Bonomi e quell'idea di Fisco che pesa sulla classe media

Bonomi e quell'idea di Fisco che pesa sulla classe media

Il presidente di Confindustria, Carlo Bonomi, sostiene che la misura fiscale prioritaria è la abrogazione dell'Irap, che genererebbe più crescita e maggiore produttività. Ma la manovra costa 30 miliardi e ne chiede subito dieci. Poiché il bilancio pubblico del nostro Paese ha già un deficit pauroso, qualcuno questi miliardi li dovrà pagare. Salvo che operi il teorema di Laffer, che afferma che la riduzione di aliquote aumenta il gettito, quando il mercato del lavoro è liberalizzato.

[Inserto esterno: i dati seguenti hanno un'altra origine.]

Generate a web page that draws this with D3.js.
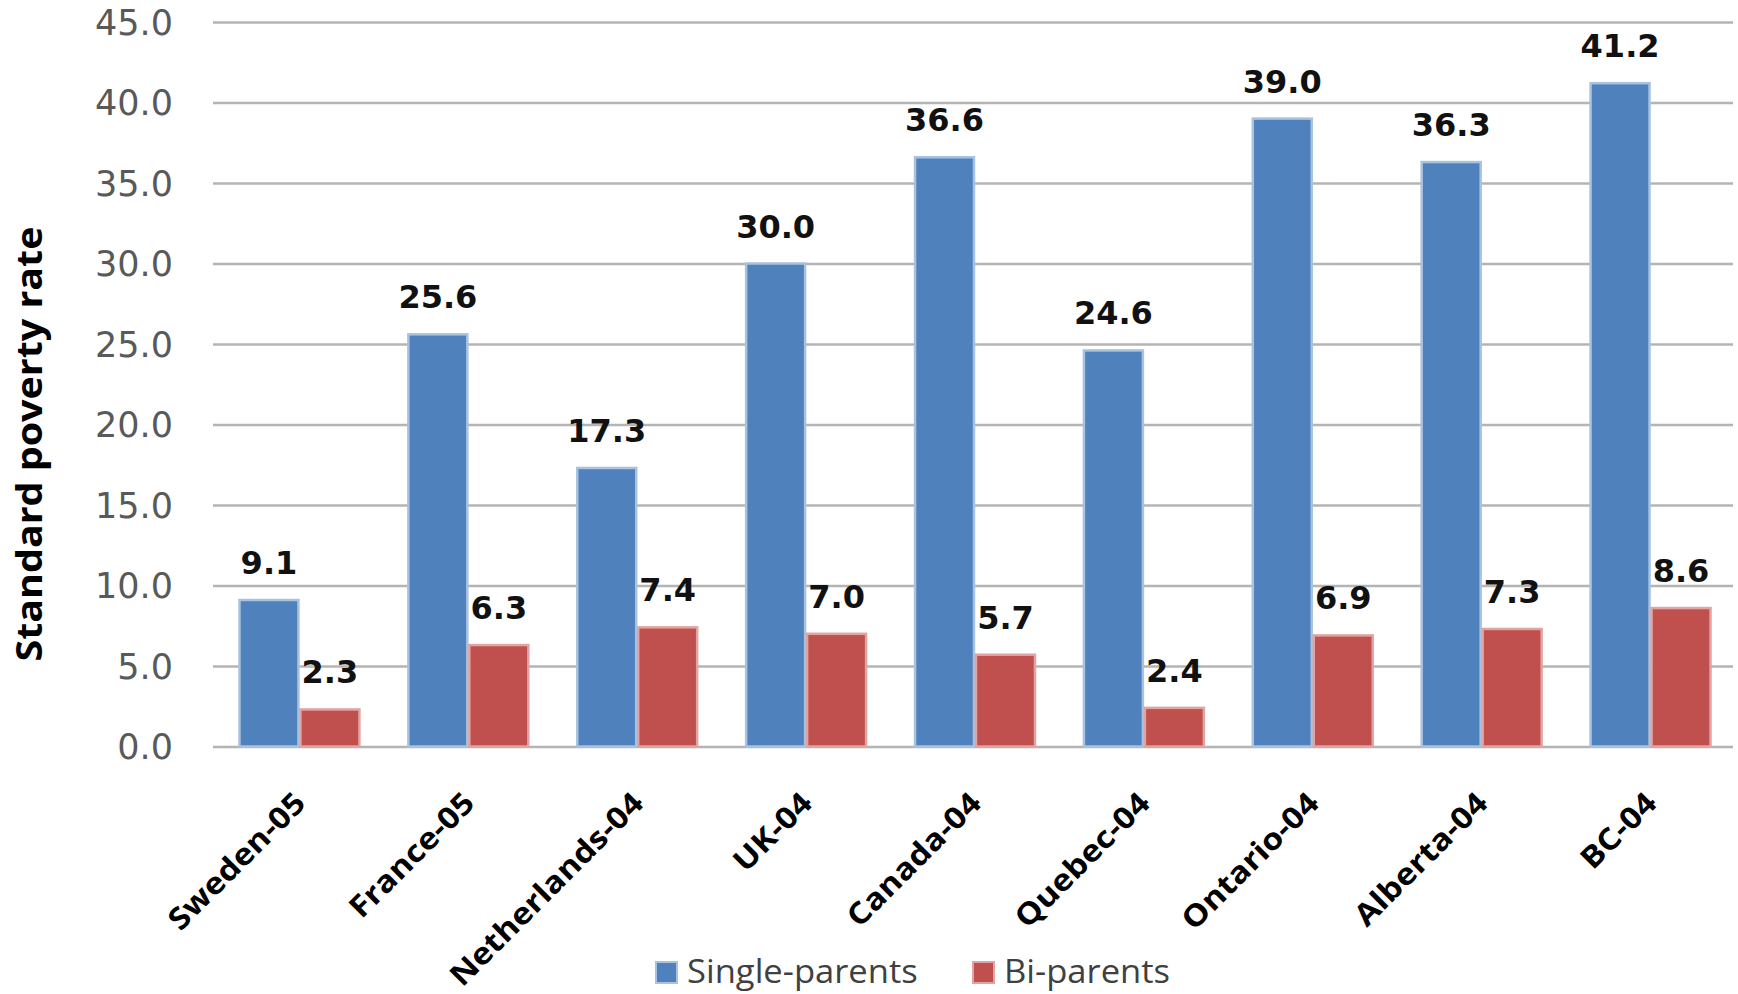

Le norme sui contratti nazionali di lavoro che Confindustria ha sottoscritto con la trimurti sindacale, a guida Cgil, comportano la prevalenza dei contratti nazionali su quelli regionali, locali e aziendali, dando luogo a una disoccupazione strutturale dell'8,5%. In Germania, ove i contratti sono stati liberalizzati (con una iniziativa del partito socialdemocratico tedesco) la disoccupazione strutturale è invece attorno al 2-3 per cento.

Dove si possono trovare i 30 miliardi? Bonomi risponde: negli «assalti alla diligenza» che i partiti hanno compiuto e che permangono. Il primo è il Reddito di cittadinanza che, secondo il bilancio di previsione, costerà 7,7 miliardi nel 2022 miliardi all'anno e riguarderà 1,1 milioni di famiglie.

Questo stanziamento il governo però lo ha messo a bilancio. Il Pd è disposto a abolirlo? L'altro assalto alla diligenza che Bonomi indica sta nelle pensioni a Quota 100, che costano 5,5 miliardi annui per 250mila persone, di cui 60 autonomi e 190 mila dipendenti: 70mila del Pubblico impiego e 120mila privati. Il costo sarebbe zero se chi va in pensione prima dell'età stabilita percepisse una pensione ridotta, in base al minor numero di anni di contributi.

Ma il sindacato a guida Cgil (e non solo Salvini o Meloni) non ci sta. Se si ripristinasse la regola dell'epoca di Craxi per cui il pensionato che lavora non deve pagare di nuovo i contributi, avendo già una pensione, il taglio della pensione sarebbe più accettabile. E gli anziani che lavorano in nero sarebbero disponibili per coprire le carenze di lavoro qualificato. Comunque, questi 5 miliardi di Quota 100 sono solo una piccola fetta dei 30 e se si riducesse il cuneo fiscale di 10 miliardi nel 2022 ne servirebbero altri 5 e ulteriori 25 negli anni successivi.

Chi li dovrebbe pagare? Qui rispunta il catasto su base patrimoniale e c'è una nuova tegola fiscale sul ceto medio: l'Imu che ora è una addizionale sulla base imponibile dell'Irpef, diventerebbe una sovra imposta sul tributo Irpef dovuto. Perciò chi ha più reddito pagherebbe di più, a parità di servizio ricevuto; un servizio pessimo a Roma e scadente a Torino, congestionata di auto e di smog.

Insomma, il ceto medio pagherebbe i 30 miliardi di taglio del cuneo fiscale. Che, come ho osservato, si autofinanzierebbe se si liberalizzasse il mercato del lavoro. Gli sprechi di spesa poi non sono solo Quota 100 e Reddito di cittadinanza. C'è molto altro, e lo paga Pantalone.